#### [YOUR GOAL]
Go through the entries below and copy each line containing the word "code".

#### [INFORMATION SHOWN]
*-*-*
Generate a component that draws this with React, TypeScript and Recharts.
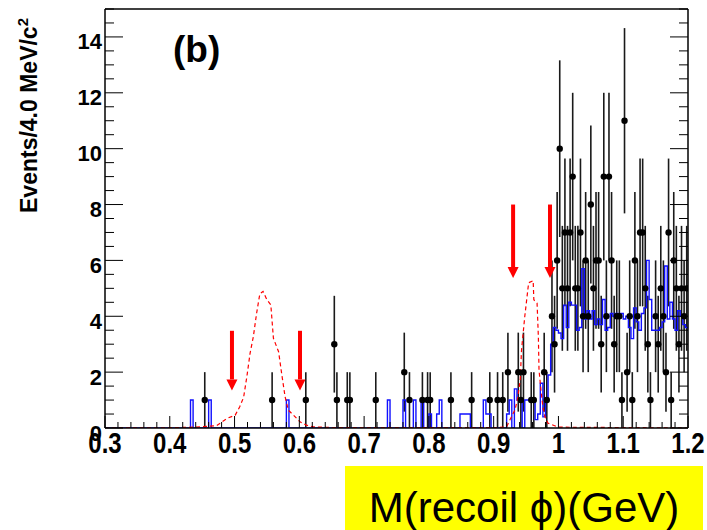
*-*-*
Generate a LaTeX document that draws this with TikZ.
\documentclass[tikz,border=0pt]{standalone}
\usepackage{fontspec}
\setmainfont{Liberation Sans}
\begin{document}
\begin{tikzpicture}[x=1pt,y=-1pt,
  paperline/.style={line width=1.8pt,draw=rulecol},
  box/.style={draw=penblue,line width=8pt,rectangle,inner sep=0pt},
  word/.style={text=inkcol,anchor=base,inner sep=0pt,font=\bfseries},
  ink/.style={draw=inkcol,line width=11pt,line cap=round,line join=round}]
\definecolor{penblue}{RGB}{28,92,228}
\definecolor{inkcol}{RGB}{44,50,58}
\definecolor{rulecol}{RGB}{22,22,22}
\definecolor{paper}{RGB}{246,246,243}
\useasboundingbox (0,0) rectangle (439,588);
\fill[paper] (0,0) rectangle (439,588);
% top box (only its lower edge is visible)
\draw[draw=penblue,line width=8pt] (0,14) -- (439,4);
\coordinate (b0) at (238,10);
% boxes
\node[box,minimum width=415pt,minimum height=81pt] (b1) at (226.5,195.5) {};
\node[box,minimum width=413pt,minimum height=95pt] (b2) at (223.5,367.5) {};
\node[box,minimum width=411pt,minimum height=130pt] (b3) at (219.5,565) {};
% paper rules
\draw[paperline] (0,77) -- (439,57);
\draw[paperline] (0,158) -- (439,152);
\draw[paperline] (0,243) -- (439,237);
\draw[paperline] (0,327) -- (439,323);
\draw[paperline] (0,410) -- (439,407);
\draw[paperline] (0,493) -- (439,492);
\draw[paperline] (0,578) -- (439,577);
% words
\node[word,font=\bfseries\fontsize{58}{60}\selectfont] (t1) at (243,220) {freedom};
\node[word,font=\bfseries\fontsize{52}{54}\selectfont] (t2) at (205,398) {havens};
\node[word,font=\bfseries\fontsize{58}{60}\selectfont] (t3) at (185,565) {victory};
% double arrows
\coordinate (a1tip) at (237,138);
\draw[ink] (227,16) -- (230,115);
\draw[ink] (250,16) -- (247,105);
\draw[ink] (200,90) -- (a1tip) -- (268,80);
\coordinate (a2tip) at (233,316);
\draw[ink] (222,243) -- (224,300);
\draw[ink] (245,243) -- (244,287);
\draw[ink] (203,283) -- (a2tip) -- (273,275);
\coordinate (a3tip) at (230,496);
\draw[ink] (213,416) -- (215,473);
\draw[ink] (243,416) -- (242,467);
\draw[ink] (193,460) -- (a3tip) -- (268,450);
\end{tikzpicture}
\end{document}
*-*-*
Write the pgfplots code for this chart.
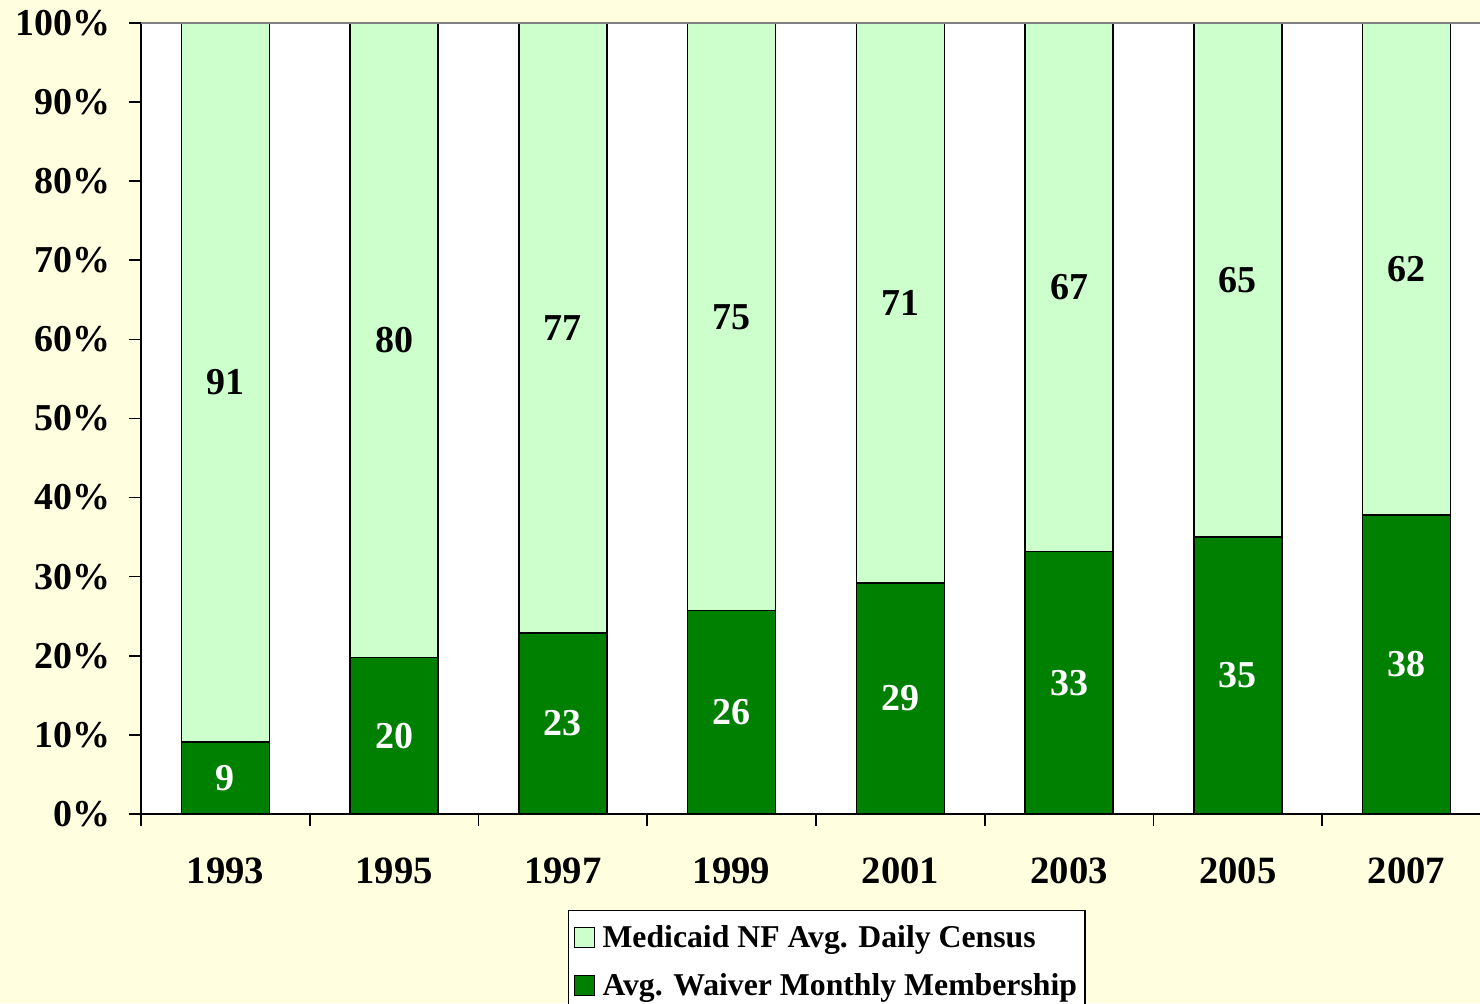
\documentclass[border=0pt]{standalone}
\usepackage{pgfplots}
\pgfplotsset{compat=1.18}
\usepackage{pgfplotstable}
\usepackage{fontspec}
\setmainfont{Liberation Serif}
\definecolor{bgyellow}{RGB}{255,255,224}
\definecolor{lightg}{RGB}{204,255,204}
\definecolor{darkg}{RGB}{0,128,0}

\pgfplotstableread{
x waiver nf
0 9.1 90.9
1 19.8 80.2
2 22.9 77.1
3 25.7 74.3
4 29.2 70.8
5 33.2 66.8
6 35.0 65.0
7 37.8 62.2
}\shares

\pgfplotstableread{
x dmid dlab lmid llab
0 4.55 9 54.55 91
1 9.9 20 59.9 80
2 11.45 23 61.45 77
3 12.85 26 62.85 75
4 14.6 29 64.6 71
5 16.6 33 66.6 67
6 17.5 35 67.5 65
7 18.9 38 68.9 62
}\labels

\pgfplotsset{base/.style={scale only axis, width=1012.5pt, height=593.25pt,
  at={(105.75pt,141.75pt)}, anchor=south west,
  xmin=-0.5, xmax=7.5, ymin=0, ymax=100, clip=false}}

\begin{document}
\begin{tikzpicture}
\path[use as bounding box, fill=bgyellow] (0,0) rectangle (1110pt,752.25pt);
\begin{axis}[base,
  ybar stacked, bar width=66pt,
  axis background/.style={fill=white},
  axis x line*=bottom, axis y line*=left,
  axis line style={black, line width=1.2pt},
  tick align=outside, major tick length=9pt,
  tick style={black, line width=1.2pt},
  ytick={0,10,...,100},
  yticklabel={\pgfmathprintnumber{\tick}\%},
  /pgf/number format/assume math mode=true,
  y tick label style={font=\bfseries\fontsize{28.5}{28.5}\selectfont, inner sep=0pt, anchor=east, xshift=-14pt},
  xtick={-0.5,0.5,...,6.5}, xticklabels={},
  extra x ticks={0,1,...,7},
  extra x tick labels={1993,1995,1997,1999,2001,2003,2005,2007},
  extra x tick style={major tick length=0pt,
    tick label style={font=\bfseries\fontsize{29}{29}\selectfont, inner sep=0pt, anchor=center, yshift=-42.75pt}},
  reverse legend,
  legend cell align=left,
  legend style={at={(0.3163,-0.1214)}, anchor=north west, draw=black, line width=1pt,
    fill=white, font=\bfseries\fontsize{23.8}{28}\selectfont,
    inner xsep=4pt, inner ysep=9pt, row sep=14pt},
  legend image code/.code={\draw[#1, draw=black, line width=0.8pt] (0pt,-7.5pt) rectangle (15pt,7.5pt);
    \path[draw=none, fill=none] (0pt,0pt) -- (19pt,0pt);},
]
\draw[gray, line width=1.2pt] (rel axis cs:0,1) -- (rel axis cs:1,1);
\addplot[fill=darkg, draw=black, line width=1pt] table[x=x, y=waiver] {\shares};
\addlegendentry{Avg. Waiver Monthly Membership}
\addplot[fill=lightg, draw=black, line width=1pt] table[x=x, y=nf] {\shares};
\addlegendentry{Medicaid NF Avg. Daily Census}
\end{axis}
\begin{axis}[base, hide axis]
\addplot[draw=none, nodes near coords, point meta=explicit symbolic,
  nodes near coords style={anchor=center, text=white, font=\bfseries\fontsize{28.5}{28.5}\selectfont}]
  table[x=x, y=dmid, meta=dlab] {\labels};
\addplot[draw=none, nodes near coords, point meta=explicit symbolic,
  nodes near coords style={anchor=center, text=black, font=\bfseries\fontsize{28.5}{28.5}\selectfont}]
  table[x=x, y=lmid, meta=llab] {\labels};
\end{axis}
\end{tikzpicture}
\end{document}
*-*-*
#### [COMPLETE OUTPUT]
Write the pgfplots code for this chart.
  legend image code/.code={\draw[#1, draw=black, line width=0.8pt] (0pt,-7.5pt) rectangle (15pt,7.5pt);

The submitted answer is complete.